(Request)
Quote every line below exactly and skip any picture.

(Source data)
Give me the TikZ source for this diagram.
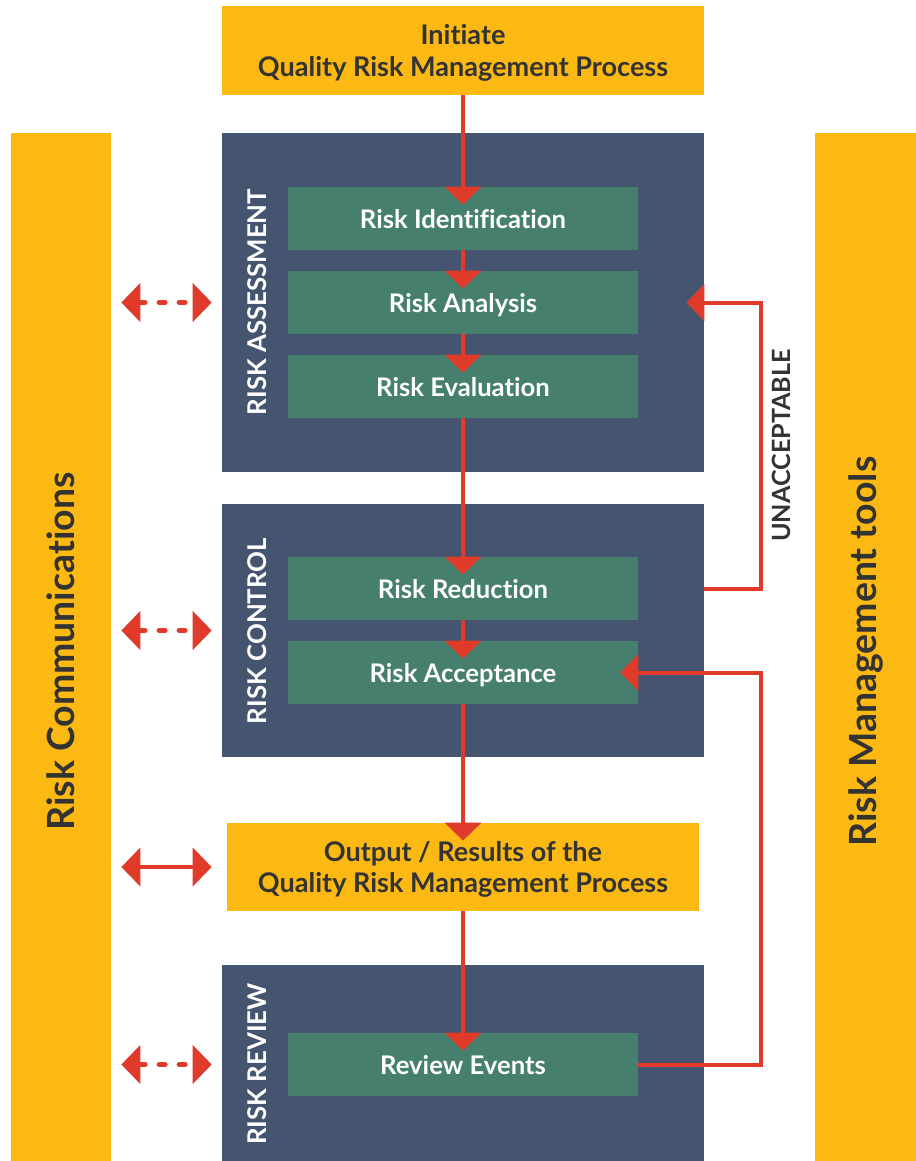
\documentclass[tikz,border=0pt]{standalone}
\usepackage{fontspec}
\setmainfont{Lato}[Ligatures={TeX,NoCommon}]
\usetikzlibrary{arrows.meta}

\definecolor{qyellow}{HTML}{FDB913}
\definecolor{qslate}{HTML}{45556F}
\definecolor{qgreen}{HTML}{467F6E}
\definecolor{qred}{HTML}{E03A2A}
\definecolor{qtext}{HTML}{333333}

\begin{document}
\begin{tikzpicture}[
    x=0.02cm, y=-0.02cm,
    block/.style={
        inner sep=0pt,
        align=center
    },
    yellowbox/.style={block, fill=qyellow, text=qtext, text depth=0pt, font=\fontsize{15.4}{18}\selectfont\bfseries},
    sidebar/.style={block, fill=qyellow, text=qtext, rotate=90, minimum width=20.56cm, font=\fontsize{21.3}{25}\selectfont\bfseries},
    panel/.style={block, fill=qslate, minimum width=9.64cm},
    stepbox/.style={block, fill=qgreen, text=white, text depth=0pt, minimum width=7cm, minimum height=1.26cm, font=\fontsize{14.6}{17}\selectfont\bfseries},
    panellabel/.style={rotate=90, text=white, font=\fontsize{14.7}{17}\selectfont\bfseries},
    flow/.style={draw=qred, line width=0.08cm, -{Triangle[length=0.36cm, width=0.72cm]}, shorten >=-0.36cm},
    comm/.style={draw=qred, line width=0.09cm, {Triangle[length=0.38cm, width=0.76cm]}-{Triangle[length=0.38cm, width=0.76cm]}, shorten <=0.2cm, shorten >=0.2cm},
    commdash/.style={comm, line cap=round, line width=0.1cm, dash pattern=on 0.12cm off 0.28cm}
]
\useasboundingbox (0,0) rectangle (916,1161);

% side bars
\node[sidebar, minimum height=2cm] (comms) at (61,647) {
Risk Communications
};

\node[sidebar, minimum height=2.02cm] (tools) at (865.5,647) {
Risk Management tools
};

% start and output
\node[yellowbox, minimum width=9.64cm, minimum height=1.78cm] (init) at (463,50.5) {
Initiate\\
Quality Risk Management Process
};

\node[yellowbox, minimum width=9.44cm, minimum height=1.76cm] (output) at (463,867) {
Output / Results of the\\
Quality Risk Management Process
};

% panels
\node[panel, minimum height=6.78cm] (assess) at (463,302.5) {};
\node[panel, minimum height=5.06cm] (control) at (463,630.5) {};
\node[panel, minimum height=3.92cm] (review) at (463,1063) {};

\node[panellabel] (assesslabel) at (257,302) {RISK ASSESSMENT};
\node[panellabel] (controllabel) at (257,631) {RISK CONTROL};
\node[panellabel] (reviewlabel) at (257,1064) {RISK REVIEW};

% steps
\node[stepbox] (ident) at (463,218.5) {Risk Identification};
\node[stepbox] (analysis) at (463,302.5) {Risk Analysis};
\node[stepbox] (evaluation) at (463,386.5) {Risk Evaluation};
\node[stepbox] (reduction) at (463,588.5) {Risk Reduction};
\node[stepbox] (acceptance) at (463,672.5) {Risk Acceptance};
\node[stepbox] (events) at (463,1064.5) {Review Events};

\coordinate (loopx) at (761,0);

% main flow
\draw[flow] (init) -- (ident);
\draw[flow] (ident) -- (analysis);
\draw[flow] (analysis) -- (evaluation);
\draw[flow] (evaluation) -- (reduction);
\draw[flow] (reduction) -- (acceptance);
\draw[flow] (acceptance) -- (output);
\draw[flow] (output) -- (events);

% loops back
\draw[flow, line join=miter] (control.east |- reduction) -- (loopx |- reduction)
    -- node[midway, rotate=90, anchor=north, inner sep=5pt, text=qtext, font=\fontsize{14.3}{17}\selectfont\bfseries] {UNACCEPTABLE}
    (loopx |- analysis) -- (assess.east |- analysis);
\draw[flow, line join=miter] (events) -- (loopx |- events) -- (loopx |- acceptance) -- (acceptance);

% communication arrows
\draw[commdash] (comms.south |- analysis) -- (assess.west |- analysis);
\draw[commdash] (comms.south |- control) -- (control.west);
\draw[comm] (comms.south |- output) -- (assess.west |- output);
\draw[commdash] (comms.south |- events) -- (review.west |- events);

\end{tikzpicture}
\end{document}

(Solution)
Give me the TikZ source for this diagram.
\documentclass[tikz,border=0pt]{standalone}
\usepackage{fontspec}
\setmainfont{Lato}[Ligatures={TeX,NoCommon}]
\usetikzlibrary{arrows.meta}

\definecolor{qyellow}{HTML}{FDB913}
\definecolor{qslate}{HTML}{45556F}
\definecolor{qgreen}{HTML}{467F6E}
\definecolor{qred}{HTML}{E03A2A}
\definecolor{qtext}{HTML}{333333}

\begin{document}
\begin{tikzpicture}[
    x=0.02cm, y=-0.02cm,
    block/.style={
        inner sep=0pt,
        align=center
    },
    yellowbox/.style={block, fill=qyellow, text=qtext, text depth=0pt, font=\fontsize{15.4}{18}\selectfont\bfseries},
    sidebar/.style={block, fill=qyellow, text=qtext, rotate=90, minimum width=20.56cm, font=\fontsize{21.3}{25}\selectfont\bfseries},
    panel/.style={block, fill=qslate, minimum width=9.64cm},
    stepbox/.style={block, fill=qgreen, text=white, text depth=0pt, minimum width=7cm, minimum height=1.26cm, font=\fontsize{14.6}{17}\selectfont\bfseries},
    panellabel/.style={rotate=90, text=white, font=\fontsize{14.7}{17}\selectfont\bfseries},
    flow/.style={draw=qred, line width=0.08cm, -{Triangle[length=0.36cm, width=0.72cm]}, shorten >=-0.36cm},
    comm/.style={draw=qred, line width=0.09cm, {Triangle[length=0.38cm, width=0.76cm]}-{Triangle[length=0.38cm, width=0.76cm]}, shorten <=0.2cm, shorten >=0.2cm},
    commdash/.style={comm, line cap=round, line width=0.1cm, dash pattern=on 0.12cm off 0.28cm}
]
\useasboundingbox (0,0) rectangle (916,1161);

% side bars
\node[sidebar, minimum height=2cm] (comms) at (61,647) {
Risk Communications
};

\node[sidebar, minimum height=2.02cm] (tools) at (865.5,647) {
Risk Management tools
};

% start and output
\node[yellowbox, minimum width=9.64cm, minimum height=1.78cm] (init) at (463,50.5) {
Initiate\\
Quality Risk Management Process
};

\node[yellowbox, minimum width=9.44cm, minimum height=1.76cm] (output) at (463,867) {
Output / Results of the\\
Quality Risk Management Process
};

% panels
\node[panel, minimum height=6.78cm] (assess) at (463,302.5) {};
\node[panel, minimum height=5.06cm] (control) at (463,630.5) {};
\node[panel, minimum height=3.92cm] (review) at (463,1063) {};

\node[panellabel] (assesslabel) at (257,302) {RISK ASSESSMENT};
\node[panellabel] (controllabel) at (257,631) {RISK CONTROL};
\node[panellabel] (reviewlabel) at (257,1064) {RISK REVIEW};

% steps
\node[stepbox] (ident) at (463,218.5) {Risk Identification};
\node[stepbox] (analysis) at (463,302.5) {Risk Analysis};
\node[stepbox] (evaluation) at (463,386.5) {Risk Evaluation};
\node[stepbox] (reduction) at (463,588.5) {Risk Reduction};
\node[stepbox] (acceptance) at (463,672.5) {Risk Acceptance};
\node[stepbox] (events) at (463,1064.5) {Review Events};

\coordinate (loopx) at (761,0);

% main flow
\draw[flow] (init) -- (ident);
\draw[flow] (ident) -- (analysis);
\draw[flow] (analysis) -- (evaluation);
\draw[flow] (evaluation) -- (reduction);
\draw[flow] (reduction) -- (acceptance);
\draw[flow] (acceptance) -- (output);
\draw[flow] (output) -- (events);

% loops back
\draw[flow, line join=miter] (control.east |- reduction) -- (loopx |- reduction)
    -- node[midway, rotate=90, anchor=north, inner sep=5pt, text=qtext, font=\fontsize{14.3}{17}\selectfont\bfseries] {UNACCEPTABLE}
    (loopx |- analysis) -- (assess.east |- analysis);
\draw[flow, line join=miter] (events) -- (loopx |- events) -- (loopx |- acceptance) -- (acceptance);

% communication arrows
\draw[commdash] (comms.south |- analysis) -- (assess.west |- analysis);
\draw[commdash] (comms.south |- control) -- (control.west);
\draw[comm] (comms.south |- output) -- (assess.west |- output);
\draw[commdash] (comms.south |- events) -- (review.west |- events);

\end{tikzpicture}
\end{document}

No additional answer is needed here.